Although not blessed with great ports or other natural resources, drought prone Rajasthan has produced more billionaires (including the owner of the world’s largest steel company) than any other area of the country, Neighboring Gujarat (also drought prone but not quite to the extent that Rajasthan is) is widely known for exporting successful small businessmen to East Africa, North America (especially motels and sandwich shops) and the UK. Interestingly, in well watered West Bengal where the British established an early capital of its colonial empire, the native Bengali people excelled as civil servants but the most successful businessmen were ethnic Mewari, originally from drought prone Rajasthan.

It is the Southwestern state of Kerala which benefits from both the Southwest and Southeast monsoons; however, that provides the greatest contrast to arid Rajasthan. Despite having the highest literacy rate and best health care of any state in India, Kerala has relatively few successful businessmen. Kerala has also welcomed European, Arabic and Chinese traders for centuries and is home to Muslims, Hindus, Jews and Christians. {Many people even claim descent from early Christians converted by the apostle Thomas.} Kerala is widely known for its food and spices, its beautiful scenery and tourism, its Doctors, Nurses and labor unions but not for its entrepreneurs. With few exceptions, Kerala is largely known as a region of small farms and relatively even income distribution. In fact, any conspicuously large home is most likely the consequence of remittances sent back from a family member working abroad rather than from domestic business success.

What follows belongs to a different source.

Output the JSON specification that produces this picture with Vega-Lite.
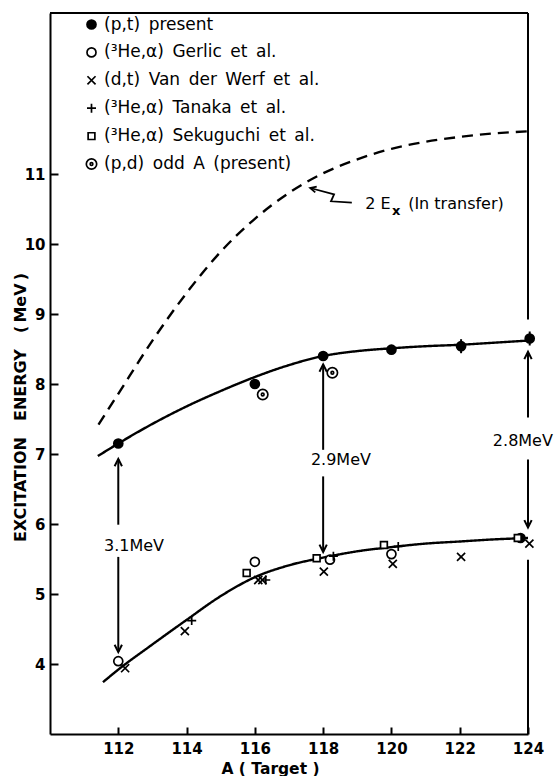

Finally, although this theory regarding the role of adversity in promoting entrepreneurship is based primarily on observations of drought in India, it is fully consistent with observations regarding the long recognized entrepreneurial role of ethnic Chinese people throughout Southeast Asia. Whether in Thailand, Malaysia, Indonesia or the Philippines; there is a common aphorism that: “if there is a store in town, there are probably people of Chinese origin that run it.” The generally accepted theory behind this observation is that ethnic Chinese arriving in tropical rainforests from colder, drier, more seasonally affected regions of China had a cultural advantage over their tropical counterparts when it came to saving, investing and other entrepreneurial activities. If “every cloud has a silver lining”, maybe occasional droughts have a silver lining as well.

For further information on droughts in India, check out: Droughts and Integrated Water Resource Management in South Asia: Issues and Alternatives by Jasveen Jairath and/or my review of it.
* Environmental Advisor, Centre for Energy, Environment, Urban Governance and Infrastructure Development, Administrative Staff College of India. Email: dafoster@aol.com


  1. The silver lining seems to depend on the assumption that uneven accumulation of capital is a good thing. I'll take high literacy, high health, and low numbers of capitalists any day over an accumulation of mega-wealthy people!

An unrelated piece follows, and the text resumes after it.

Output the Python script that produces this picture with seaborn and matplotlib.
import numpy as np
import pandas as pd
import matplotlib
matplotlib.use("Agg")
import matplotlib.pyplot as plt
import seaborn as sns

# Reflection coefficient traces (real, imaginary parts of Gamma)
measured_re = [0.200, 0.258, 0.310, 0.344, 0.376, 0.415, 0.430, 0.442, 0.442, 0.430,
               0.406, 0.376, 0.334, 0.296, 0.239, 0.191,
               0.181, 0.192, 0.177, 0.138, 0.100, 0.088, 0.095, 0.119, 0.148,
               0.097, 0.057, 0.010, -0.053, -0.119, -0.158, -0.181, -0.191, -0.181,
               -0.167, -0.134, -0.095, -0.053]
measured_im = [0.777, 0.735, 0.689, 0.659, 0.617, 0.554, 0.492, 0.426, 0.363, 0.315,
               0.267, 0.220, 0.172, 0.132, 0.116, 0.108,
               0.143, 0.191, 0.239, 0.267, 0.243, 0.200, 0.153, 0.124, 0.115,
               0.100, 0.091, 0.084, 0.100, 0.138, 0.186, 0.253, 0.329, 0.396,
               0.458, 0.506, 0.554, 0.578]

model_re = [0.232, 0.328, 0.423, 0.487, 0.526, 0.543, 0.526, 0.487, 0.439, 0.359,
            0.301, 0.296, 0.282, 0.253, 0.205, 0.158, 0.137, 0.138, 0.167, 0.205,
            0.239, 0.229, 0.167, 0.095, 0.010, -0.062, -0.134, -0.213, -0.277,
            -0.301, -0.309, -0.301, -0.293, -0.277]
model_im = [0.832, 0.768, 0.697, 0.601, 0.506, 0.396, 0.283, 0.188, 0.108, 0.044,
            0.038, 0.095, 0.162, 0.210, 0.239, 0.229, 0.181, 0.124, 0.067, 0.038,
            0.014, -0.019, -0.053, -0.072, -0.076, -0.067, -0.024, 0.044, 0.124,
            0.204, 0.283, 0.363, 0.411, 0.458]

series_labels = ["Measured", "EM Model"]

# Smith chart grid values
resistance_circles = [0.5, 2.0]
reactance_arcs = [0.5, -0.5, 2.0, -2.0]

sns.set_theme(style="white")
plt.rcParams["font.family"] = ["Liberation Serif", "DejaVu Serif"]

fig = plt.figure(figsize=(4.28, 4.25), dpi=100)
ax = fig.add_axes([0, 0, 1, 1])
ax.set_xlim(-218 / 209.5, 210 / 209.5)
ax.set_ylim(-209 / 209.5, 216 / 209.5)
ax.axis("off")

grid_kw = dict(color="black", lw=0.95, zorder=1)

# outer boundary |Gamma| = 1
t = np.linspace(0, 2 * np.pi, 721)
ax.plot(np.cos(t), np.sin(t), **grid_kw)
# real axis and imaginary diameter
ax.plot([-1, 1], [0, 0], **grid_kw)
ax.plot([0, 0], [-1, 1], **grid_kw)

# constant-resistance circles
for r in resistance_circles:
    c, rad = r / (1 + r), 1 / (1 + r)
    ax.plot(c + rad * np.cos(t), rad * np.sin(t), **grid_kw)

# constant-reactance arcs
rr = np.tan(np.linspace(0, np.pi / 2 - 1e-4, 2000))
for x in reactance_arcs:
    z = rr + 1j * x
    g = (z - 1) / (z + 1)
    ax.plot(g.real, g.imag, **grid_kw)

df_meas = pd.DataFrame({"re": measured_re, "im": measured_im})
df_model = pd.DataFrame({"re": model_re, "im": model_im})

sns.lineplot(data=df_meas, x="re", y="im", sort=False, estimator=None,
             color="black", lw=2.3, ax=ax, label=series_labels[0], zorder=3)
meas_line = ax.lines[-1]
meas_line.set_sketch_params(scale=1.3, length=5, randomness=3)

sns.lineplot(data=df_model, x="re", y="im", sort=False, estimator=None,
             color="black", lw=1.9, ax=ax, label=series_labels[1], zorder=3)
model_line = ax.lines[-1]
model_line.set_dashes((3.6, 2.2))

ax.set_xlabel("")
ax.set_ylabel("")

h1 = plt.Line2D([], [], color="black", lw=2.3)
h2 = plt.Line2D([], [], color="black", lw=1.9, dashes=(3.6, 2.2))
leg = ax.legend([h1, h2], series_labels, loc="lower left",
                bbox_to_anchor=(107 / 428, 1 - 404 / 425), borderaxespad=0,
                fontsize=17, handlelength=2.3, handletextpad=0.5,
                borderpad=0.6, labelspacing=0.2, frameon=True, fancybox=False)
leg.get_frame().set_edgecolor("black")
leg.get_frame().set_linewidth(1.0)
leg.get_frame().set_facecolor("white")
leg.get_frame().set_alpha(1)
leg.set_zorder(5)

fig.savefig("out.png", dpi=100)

  2. Very misleading. It's government, not rain fall that matters in the aggregate. Kerala and Bengal have been ruled by communists for the past forty years; Rajasthan and Guj. have had centre-right governments for twenty years.

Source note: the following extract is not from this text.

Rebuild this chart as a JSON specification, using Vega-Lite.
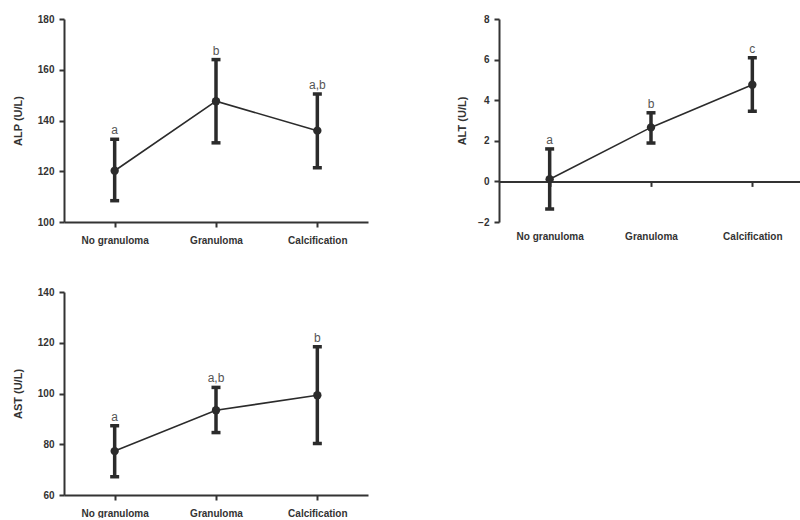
{
  "$schema": "https://vega.github.io/schema/vega-lite/v6.json",
  "padding": {"left": 12, "top": 14, "right": 0, "bottom": 0},
  "background": "white",
  "datasets": {
    "rows": [
      {"panel": "ALP", "group": "No granuloma", "mean": 120.2, "lo": 108.4, "hi": 132.6, "label": "a"},
      {"panel": "ALP", "group": "Granuloma", "mean": 147.6, "lo": 131.2, "hi": 164.0, "label": "b"},
      {"panel": "ALP", "group": "Calcification", "mean": 136.0, "lo": 121.4, "hi": 150.4, "label": "a,b"},
      {"panel": "ALT", "group": "No granuloma", "mean": 0.11, "lo": -1.36, "hi": 1.6, "label": "a"},
      {"panel": "ALT", "group": "Granuloma", "mean": 2.66, "lo": 1.89, "hi": 3.38, "label": "b"},
      {"panel": "ALT", "group": "Calcification", "mean": 4.76, "lo": 3.46, "hi": 6.09, "label": "c"},
      {"panel": "AST", "group": "No granuloma", "mean": 77.3, "lo": 67.2, "hi": 87.3, "label": "a"},
      {"panel": "AST", "group": "Granuloma", "mean": 93.4, "lo": 84.6, "hi": 102.4, "label": "a,b"},
      {"panel": "AST", "group": "Calcification", "mean": 99.3, "lo": 80.3, "hi": 118.4, "label": "b"}
    ]
  },
  "data": {"name": "rows"},
  "columns": 2,
  "spacing": {"column": 88, "row": 42},
  "concat": [
    {
      "width": 304, "height": 203,
      "transform": [{"filter": "datum.panel == 'ALP'"}],
      "encoding": {
        "x": {"field": "group", "type": "ordinal", "sort": ["No granuloma", "Granuloma", "Calcification"], "scale": {"type": "point", "padding": 0.5}, "axis": {"title": null, "labelAngle": 0, "labelPadding": 8}}
      },
      "layer": [
        {"mark": {"type": "rule", "strokeWidth": 3.5, "color": "#2b2b2b"}, "encoding": {"y": {"field": "lo", "type": "quantitative", "title": "ALP (U/L)", "scale": {"domain": [100, 180], "nice": false, "zero": false}, "axis": {"values": [100, 120, 140, 160, 180], "titlePadding": 14, "labelPadding": 5}}, "y2": {"field": "hi"}}},
        {"mark": {"type": "tick", "orient": "horizontal", "size": 9, "thickness": 3.5, "opacity": 1, "color": "#2b2b2b"}, "encoding": {"y": {"field": "lo", "type": "quantitative", "title": "ALP (U/L)", "scale": {"domain": [100, 180], "nice": false, "zero": false}}}},
        {"mark": {"type": "tick", "orient": "horizontal", "size": 9, "thickness": 3.5, "opacity": 1, "color": "#2b2b2b"}, "encoding": {"y": {"field": "hi", "type": "quantitative", "title": "ALP (U/L)", "scale": {"domain": [100, 180], "nice": false, "zero": false}}}},
        {"mark": {"type": "line", "strokeWidth": 1.6, "color": "#2b2b2b"}, "encoding": {"y": {"field": "mean", "type": "quantitative", "title": "ALP (U/L)", "scale": {"domain": [100, 180], "nice": false, "zero": false}}}},
        {"mark": {"type": "point", "filled": true, "size": 70, "opacity": 1, "color": "#2b2b2b"}, "encoding": {"y": {"field": "mean", "type": "quantitative", "title": "ALP (U/L)", "scale": {"domain": [100, 180], "nice": false, "zero": false}}}},
        {"mark": {"type": "text", "baseline": "bottom", "dy": -2, "fontSize": 12, "color": "#555555", "font": "Liberation Sans"}, "encoding": {"y": {"field": "hi", "type": "quantitative", "title": "ALP (U/L)", "scale": {"domain": [100, 180], "nice": false, "zero": false}}, "text": {"field": "label"}}}
      ]
    },
    {
      "width": 304, "height": 203,
      "transform": [{"filter": "datum.panel == 'ALT'"}],
      "encoding": {
        "x": {"field": "group", "type": "ordinal", "sort": ["No granuloma", "Granuloma", "Calcification"], "scale": {"type": "point", "padding": 0.5}, "axis": {"title": null, "labelAngle": 0, "offset": -40.6, "labelPadding": 45}}
      },
      "layer": [
        {"mark": {"type": "rule", "strokeWidth": 3.5, "color": "#2b2b2b"}, "encoding": {"y": {"field": "lo", "type": "quantitative", "title": "ALT (U/L)", "scale": {"domain": [-2, 8], "nice": false, "zero": false}, "axis": {"values": [-2, 0, 2, 4, 6, 8], "titlePadding": 10, "labelPadding": 5}}, "y2": {"field": "hi"}}},
        {"mark": {"type": "tick", "orient": "horizontal", "size": 9, "thickness": 3.5, "opacity": 1, "color": "#2b2b2b"}, "encoding": {"y": {"field": "lo", "type": "quantitative", "title": "ALT (U/L)", "scale": {"domain": [-2, 8], "nice": false, "zero": false}}}},
        {"mark": {"type": "tick", "orient": "horizontal", "size": 9, "thickness": 3.5, "opacity": 1, "color": "#2b2b2b"}, "encoding": {"y": {"field": "hi", "type": "quantitative", "title": "ALT (U/L)", "scale": {"domain": [-2, 8], "nice": false, "zero": false}}}},
        {"mark": {"type": "line", "strokeWidth": 1.6, "color": "#2b2b2b"}, "encoding": {"y": {"field": "mean", "type": "quantitative", "title": "ALT (U/L)", "scale": {"domain": [-2, 8], "nice": false, "zero": false}}}},
        {"mark": {"type": "point", "filled": true, "size": 70, "opacity": 1, "color": "#2b2b2b"}, "encoding": {"y": {"field": "mean", "type": "quantitative", "title": "ALT (U/L)", "scale": {"domain": [-2, 8], "nice": false, "zero": false}}}},
        {"mark": {"type": "text", "baseline": "bottom", "dy": -2, "fontSize": 12, "color": "#555555", "font": "Liberation Sans"}, "encoding": {"y": {"field": "hi", "type": "quantitative", "title": "ALT (U/L)", "scale": {"domain": [-2, 8], "nice": false, "zero": false}}, "text": {"field": "label"}}}
      ]
    },
    {
      "width": 304, "height": 203,
      "transform": [{"filter": "datum.panel == 'AST'"}],
      "encoding": {
        "x": {"field": "group", "type": "ordinal", "sort": ["No granuloma", "Granuloma", "Calcification"], "scale": {"type": "point", "padding": 0.5}, "axis": {"title": null, "labelAngle": 0, "labelPadding": 8}}
      },
      "layer": [
        {"mark": {"type": "rule", "strokeWidth": 3.5, "color": "#2b2b2b"}, "encoding": {"y": {"field": "lo", "type": "quantitative", "title": "AST (U/L)", "scale": {"domain": [60, 140], "nice": false, "zero": false}, "axis": {"values": [60, 80, 100, 120, 140], "titlePadding": 14, "labelPadding": 5}}, "y2": {"field": "hi"}}},
        {"mark": {"type": "tick", "orient": "horizontal", "size": 9, "thickness": 3.5, "opacity": 1, "color": "#2b2b2b"}, "encoding": {"y": {"field": "lo", "type": "quantitative", "title": "AST (U/L)", "scale": {"domain": [60, 140], "nice": false, "zero": false}}}},
        {"mark": {"type": "tick", "orient": "horizontal", "size": 9, "thickness": 3.5, "opacity": 1, "color": "#2b2b2b"}, "encoding": {"y": {"field": "hi", "type": "quantitative", "title": "AST (U/L)", "scale": {"domain": [60, 140], "nice": false, "zero": false}}}},
        {"mark": {"type": "line", "strokeWidth": 1.6, "color": "#2b2b2b"}, "encoding": {"y": {"field": "mean", "type": "quantitative", "title": "AST (U/L)", "scale": {"domain": [60, 140], "nice": false, "zero": false}}}},
        {"mark": {"type": "point", "filled": true, "size": 70, "opacity": 1, "color": "#2b2b2b"}, "encoding": {"y": {"field": "mean", "type": "quantitative", "title": "AST (U/L)", "scale": {"domain": [60, 140], "nice": false, "zero": false}}}},
        {"mark": {"type": "text", "baseline": "bottom", "dy": -2, "fontSize": 12, "color": "#555555", "font": "Liberation Sans"}, "encoding": {"y": {"field": "hi", "type": "quantitative", "title": "AST (U/L)", "scale": {"domain": [60, 140], "nice": false, "zero": false}}, "text": {"field": "label"}}}
      ]
    }
  ],
  "config": {
    "view": {"stroke": null},
    "font": "Liberation Sans",
    "axis": {
      "grid": false,
      "domainColor": "#333333", "domainWidth": 2,
      "tickColor": "#333333", "tickWidth": 2, "tickSize": 5,
      "labelFont": "Liberation Sans", "labelFontWeight": "bold", "labelFontSize": 10, "labelColor": "#333333",
      "titleFont": "Liberation Sans", "titleFontWeight": "bold", "titleFontSize": 11, "titleColor": "#333333"
    }
  }
}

    It may also be a function of population and ethnic groups. Too many variables and too anecdotal for my taste.

  3. Please note: I never sought to identify the kind of society that Michelle and JDG would find ideal but rather to offer observations that seem to provide strong correlations and plausible explanations between the skills required to cope with droughts and those most useful for entrepreneurial activities.

    Clearly Charles Johnson is right about Kerala and West Bengal having been ruled by Communist governments. The interesting question is: Why was it only these two well watered states (out of a total of 26) that consistently voted Communist? Furthermore, these two states completely different ethnically and sit at opposite ends of the country.

  4. He started to talk about something I wondered about when he got to the small green farms and doctors of Kerala. Drought-driven Entrepreneurship is great and can spur development, but is it a high-risk-high-return for a benefitting a relative few (who could potentially impact a lot more people) as opposed to more stable rains allowing for lower-level but broader prosperity? Someone should do a quick check of rainfall, health, education, ag yields, and other poverty stats to get a quick idea.

  5. Interesting article and interesting comments.

  6. In the northern high plains of Mexico where agriculture is a difficult occupation, entrepreneurship flourishes. For example, in the state of Nuevo Leon ( south of west Texas) with a harsh dry climate there are more self made billionaires than any other part of Mexico. Monterrey, the capital of Nuevo Leon, has an extremely large industrial base. In the 16th and early 17th century this was hostile Indian country and early Spanish settlers raised cattle, sheep and goats, but eventually some of the settlers were successful and became land aggregators. Exporting products in the 17th century was difficult at best because there were few if any roads to the larger population centers in southern Mexico. Industry consequently did not start until the 19th century. Mexico is an interesting economic study because of the isolation of populations. Even today, Mexicans feel very much part of the region in which they live rather than thinking of the country as a whole. Mexico is similar to Spain. The early conquistadores of Spain, for the most part, came from a dry miserable province called Estremedura. They had nothing to lose, leaving Estremadura and taking a chance on going to the new world. They were also a culturally mixed population (Spanish, Portugues and Moorish). This goes along with your views of the arid areas of India, especially when you mix the old world, Iberian blood lines with the Indian tribes of "New Spain".

  7. llly in AP, drought hit Rayalseema has more rich people(Reddys) compared to water rich Telangana!!

  8. Interesting observations. Another important factor is that in drought hit areas, labor tend to be cheap and that gives an entrepreneur operating in such areas better chance to succeed.

  9. Labour in Kerala is thoroughly unionized. If an employer asks a tea boy to make him a coffee, the whole state will go on sympathy strike with the "exploited" tea boy. By contrast labour in Rajasthan can be asked to do anything and will comply!!!